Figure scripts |
____________________

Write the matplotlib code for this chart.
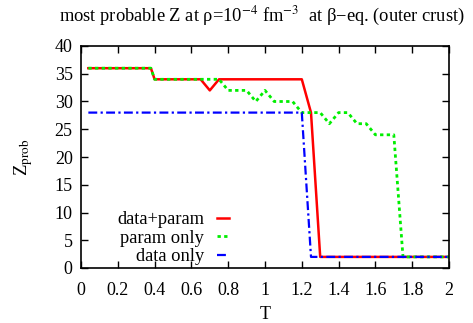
import matplotlib
matplotlib.use("Agg")
import matplotlib.pyplot as plt

plt.rcParams['font.family'] = ['Liberation Serif', 'DejaVu Serif']
plt.rcParams['mathtext.fontset'] = 'stix'

# data+param
T_dp = [0.04, 0.38, 0.40, 0.65, 0.70, 0.75, 1.20, 1.25, 1.30, 2.00]
Z_dp = [36, 36, 34, 34, 32, 34, 34, 28, 2, 2]
# param only
T_p = [0.04, 0.38, 0.40, 0.75, 0.80, 0.90, 0.95, 1.00, 1.05, 1.15, 1.20,
       1.30, 1.35, 1.40, 1.45, 1.50, 1.55, 1.60, 1.70, 1.75, 2.00]
Z_p = [36, 36, 34, 34, 32, 32, 30, 32, 30, 30, 28,
       28, 26, 28, 28, 26, 26, 24, 24, 2, 2]
# data only
T_d = [0.04, 1.20, 1.25, 2.00]
Z_d = [28, 28, 2, 2]

xticks = [0, 0.2, 0.4, 0.6, 0.8, 1, 1.2, 1.4, 1.6, 1.8, 2]
xticklabels = ['0', '0.2', '0.4', '0.6', '0.8', '1', '1.2', '1.4', '1.6', '1.8', '2']
yticks = [0, 5, 10, 15, 20, 25, 30, 35, 40]

fig = plt.figure(figsize=(4.73, 3.23), dpi=100)
ax = fig.add_axes([81/473, 1-268/323, (449-81)/473, (268-46)/323])

ax.plot(T_dp, Z_dp, color='#ff0000', lw=1.8, label='data+param')
ax.plot(T_p, Z_p, color='#00ee00', lw=2.0, linestyle=(0, (1.2, 1.2)), label='param only')
ax.plot(T_d, Z_d, color='#0000ff', lw=1.6, linestyle=(0, (4, 1.5, 1, 1.5)), label='data only')

ax.set_xlim(0, 2)
ax.set_ylim(0, 40)
ax.set_xticks(xticks)
ax.set_xticklabels(xticklabels)
ax.set_yticks(yticks)
ax.tick_params(direction='in', top=True, right=True, length=5, width=1, labelsize=13)
ax.tick_params(axis='x', pad=10)
ax.tick_params(axis='y', pad=6)
for s in ax.spines.values():
    s.set_linewidth(1.2)

ax.set_xlabel('T', fontsize=13, labelpad=5)
ax.set_ylabel(r'Z$_{\rm prob}$', fontsize=13.5, labelpad=14)
fig.text(262/473, 1-16/323, r'most probable Z at ρ=10$^{-4}$ fm$^{-3}$  at β−eq. (outer crust)',
         ha='center', va='center', fontsize=13.3)

leg = ax.legend(loc='lower right', bbox_to_anchor=((229-81)/368, 0.012), markerfirst=False, frameon=False,
                fontsize=13.3, handlelength=0.65, handletextpad=0.7, labelspacing=0.08,
                borderpad=0.0, borderaxespad=0.0)

fig.savefig('out.png', dpi=100)
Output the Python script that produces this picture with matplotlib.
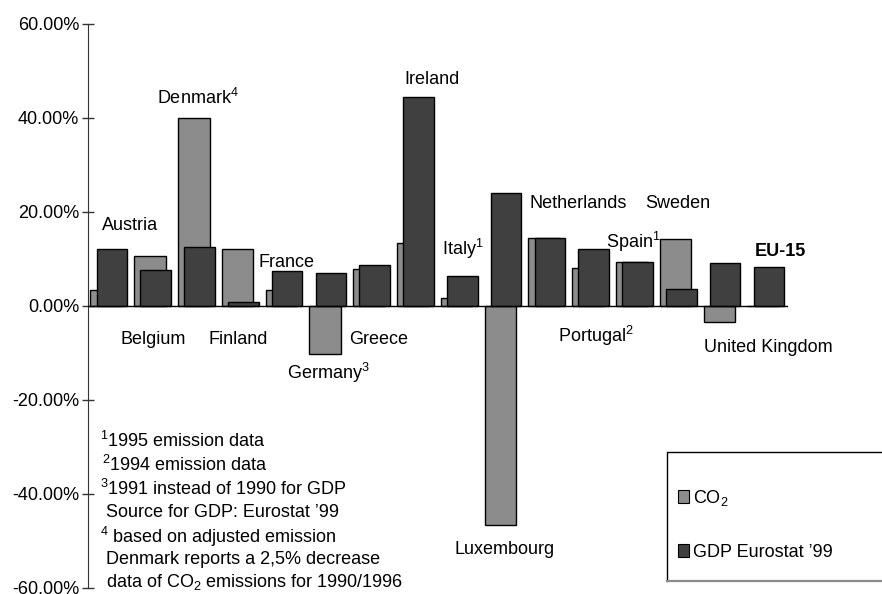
import numpy as np
import matplotlib.pyplot as plt
from matplotlib.patches import Rectangle
from matplotlib.lines import Line2D

plt.rcParams['font.family'] = ['Liberation Sans', 'DejaVu Sans']
plt.rcParams['mathtext.fontset'] = 'custom'
plt.rcParams['mathtext.rm'] = 'Liberation Sans'
plt.rcParams['mathtext.it'] = 'Liberation Sans'
plt.rcParams['mathtext.bf'] = 'Liberation Sans:bold'

# data (% change 1990-1997)
countries = ['Austria', 'Belgium', 'Denmark', 'Finland', 'France', 'Germany', 'Greece',
             'Ireland', 'Italy', 'Luxembourg', 'Netherlands', 'Portugal', 'Spain',
             'Sweden', 'United Kingdom', 'EU-15']
co2 = [3.3, 10.7, 40.0, 12.2, 3.3, -10.2, 7.8, 13.5, 1.6, -46.7, 14.5, 8.1, 9.4, 14.2, -3.5, 0.0]
gdp = [12.2, 7.7, 12.5, 0.9, 7.4, 7.0, 8.7, 44.4, 6.3, 24.1, 14.5, 12.2, 9.4, 3.7, 9.1, 8.2]
labels = ['Austria', 'Belgium', 'Denmark$^4$', 'Finland', 'France', 'Germany$^3$', 'Greece',
          'Ireland', 'Italy$^1$', 'Luxembourg', 'Netherlands', 'Portugal$^2$', 'Spain$^1$',
          'Sweden', 'United Kingdom', 'EU-15']
# label anchor (x, y) in data units
label_pos = [(-0.233, 16.1), (0.20, -8.15), (1.037, 43.0), (2.20, -8.15), (3.342, 8.2),
             (3.99, -15.6), (5.413, -8.15), (6.669, 47.2), (7.53, 10.8), (7.82, -52.8),
             (9.545, 20.9), (10.18, -7.7), (11.27, 12.4), (12.17, 20.9), (13.52, -9.7),
             (14.68, 10.6)]

c_co2 = '#8c8c8c'
c_gdp = '#404040'

W, H = 882, 594
fig = plt.figure(figsize=(8.82, 5.94), dpi=100)
ax = fig.add_axes([87.7 / W, 1 - 588 / H, (788 - 87.7) / W, 564 / H])

x = np.arange(len(countries))
ax.bar(x - 0.13, co2, width=0.72, color=c_co2, edgecolor='black', linewidth=1, zorder=2)
ax.bar(x, gdp, width=0.695, color=c_gdp, edgecolor='black', linewidth=1, zorder=3)
ax.axhline(0, color='black', lw=1, zorder=4)

ax.set_xlim(-0.5525, 15.436)
ax.set_ylim(-60, 60)
ax.set_yticks([-60, -40, -20, 0, 20, 40, 60])
ax.set_yticklabels(['%.2f%%' % v for v in [-60, -40, -20, 0, 20, 40, 60]])
ax.set_xticks([])
for s in ['top', 'right', 'bottom']:
    ax.spines[s].set_visible(False)
ax.spines['left'].set_color('#333333')
ax.tick_params(axis='y', direction='inout', length=8, width=1, color='#333333',
               labelsize=13, pad=2)

for (lx, ly), lab in zip(label_pos, labels):
    ax.text(lx, ly, lab, fontsize=13, ha='left', va='baseline',
            fontweight='bold' if lab == 'EU-15' else 'normal')

def fx(px):
    return px / W

def fy(py):
    return 1 - py / H

notes = [(100, 447.3, '$^1$1995 emission data'),
         (101.5, 471, '$^2$1994 emission data'),
         (100, 495, '$^3$1991 instead of 1990 for GDP'),
         (106, 516.7, 'Source for GDP: Eurostat \u201999'),
         (100, 543.3, '$^4$ based on adjusted emission'),
         (106, 564, 'Denmark reports a 2,5% decrease'),
         (106, 586.7, 'data of CO$_2$ emissions for 1990/1996')]
for px, py, t in notes:
    fig.text(fx(px), fy(py), t, fontsize=13, ha='left', va='baseline')

# legend box (runs off the right edge, grey bottom rule)
fig.add_artist(Rectangle((fx(667.3), fy(581)), fx(300), 129.3 / H, transform=fig.transFigure,
                         facecolor='white', edgecolor='none', zorder=5))
fig.add_artist(Line2D([fx(667.3), fx(667.3), fx(900)], [fy(581), fy(451.7), fy(451.7)],
                      transform=fig.transFigure, color='black', lw=1, zorder=6))
fig.add_artist(Line2D([fx(667.3), fx(900)], [fy(581), fy(581)],
                      transform=fig.transFigure, color='#8a8a8a', lw=1.6, zorder=6))
fig.add_artist(Rectangle((fx(677.7), fy(503.3)), fx(11), 13.3 / H, transform=fig.transFigure,
                         facecolor=c_co2, edgecolor='black', lw=0.8, zorder=6))
fig.add_artist(Rectangle((fx(677.7), fy(557.3)), fx(11), 13.3 / H, transform=fig.transFigure,
                         facecolor=c_gdp, edgecolor='black', lw=0.8, zorder=6))
fig.text(fx(692.7), fy(503.3), 'CO$_2$', fontsize=13, ha='left', va='baseline', zorder=7)
fig.text(fx(692.7), fy(557.3), 'GDP Eurostat \u201999', fontsize=13, ha='left', va='baseline', zorder=7)

fig.savefig('out.png', dpi=100)
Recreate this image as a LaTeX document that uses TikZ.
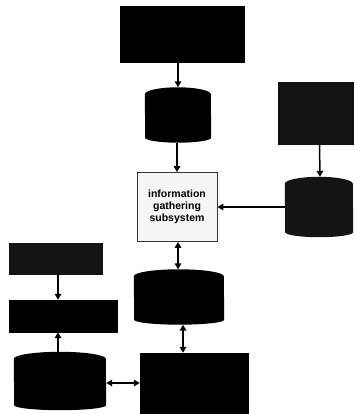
\documentclass[tikz,border=0pt]{standalone}
\usepackage{fontspec}
\setmainfont{Liberation Sans}
\usetikzlibrary{arrows.meta,calc}

% cylinder: a named, invisible rectangle node with a filled drum drawn over it
% #1 name, #2 x, #3 y, #4 width, #5 height, #6 fill colour
\newcommand\drumnode[6]{%
  \node[anchor=center, minimum width=#4pt, minimum height=#5pt, inner sep=0pt] (#1) at (#2,#3) {};
  \fill[#6] ([yshift=-7pt]#1.north west)
    arc[start angle=180, end angle=0, x radius=#4pt/2, y radius=7pt]
    -- ([yshift=5pt]#1.south east)
    arc[start angle=0, end angle=-180, x radius=#4pt/2, y radius=5pt]
    -- cycle;
}

\tikzset{
  block/.style={rectangle, inner sep=0pt, fill=#1, draw=#1},
  block/.default=black,
  infobox/.style={rectangle, fill=gray!8, draw=black!80, line width=0.8pt,
    minimum width=80pt, minimum height=69pt, align=center,
    font=\fontsize{10.5}{12}\selectfont\bfseries},
  flow/.style={line width=1.5pt, -{Triangle[length=6pt,width=6.5pt]}},
  flow2/.style={line width=1.5pt, {Triangle[length=6pt,width=6.5pt]}-{Triangle[length=6pt,width=6.5pt]}},
}

\begin{document}
\begin{tikzpicture}[x=1pt, y=1pt]
  \useasboundingbox (0,0) rectangle (354,414);

  % central column
  \node[block, minimum width=124pt, minimum height=56pt] (source) at (182.5,380) {};
  \drumnode{store}{178}{299}{66}{55}{black}
  \node[infobox] (info) at (177,207) {information\\gathering\\subsystem};
  \drumnode{base}{179}{117}{90}{55}{black}
  \node[block, minimum width=108pt, minimum height=60pt] (proc) at (194,31) {};

  % right branch
  \node[block=black!93, minimum width=75pt, minimum height=62pt] (extern) at (315.5,301) {};
  \drumnode{extstore}{319}{207}{68}{60}{black!92}

  % left branch
  \node[block=black!92, minimum width=93pt, minimum height=31pt] (input) at (55.5,155.5) {};
  \node[block, minimum width=108pt, minimum height=32pt] (user) at (63,98) {};
  \drumnode{local}{60}{33}{92}{58}{black}

  % connectors
  \draw[flow] (store.north |- source.south) -- (store.north);
  \draw[flow] (info.north |- store.south) -- (info.north);
  \draw[flow] ($(extern.south)+(4,0)$) -- ($(extstore.north)+(1,0)$);
  \draw[flow] (extstore.west |- info.east) -- (info.east);
  \draw[flow2] ([xshift=1pt]info.south) -- ([xshift=1pt]info.south |- base.north);
  \draw[flow2] ([xshift=4pt]base.south) -- ([xshift=4pt]base.south |- proc.north);
  \draw[flow] ([xshift=-5pt]input.south -| user.south) -- ([xshift=-5pt]user.north);
  \draw[flow] ([xshift=-5pt]local.north -| user.south) -- ([xshift=-5pt]user.south);
  \draw[flow2] (local.east |- 0,31) -- (proc.west |- 0,31);
\end{tikzpicture}
\end{document}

____________________

Task brief |
Quote, please, every line of the material above from its start through the line that has "plt.rcParams['mathtext.fontset'] = 'stix'", reproducing the words exactly and dropping any images.

Final result |
Write the matplotlib code for this chart.
import matplotlib
matplotlib.use("Agg")
import matplotlib.pyplot as plt

plt.rcParams['font.family'] = ['Liberation Serif', 'DejaVu Serif']
plt.rcParams['mathtext.fontset'] = 'stix'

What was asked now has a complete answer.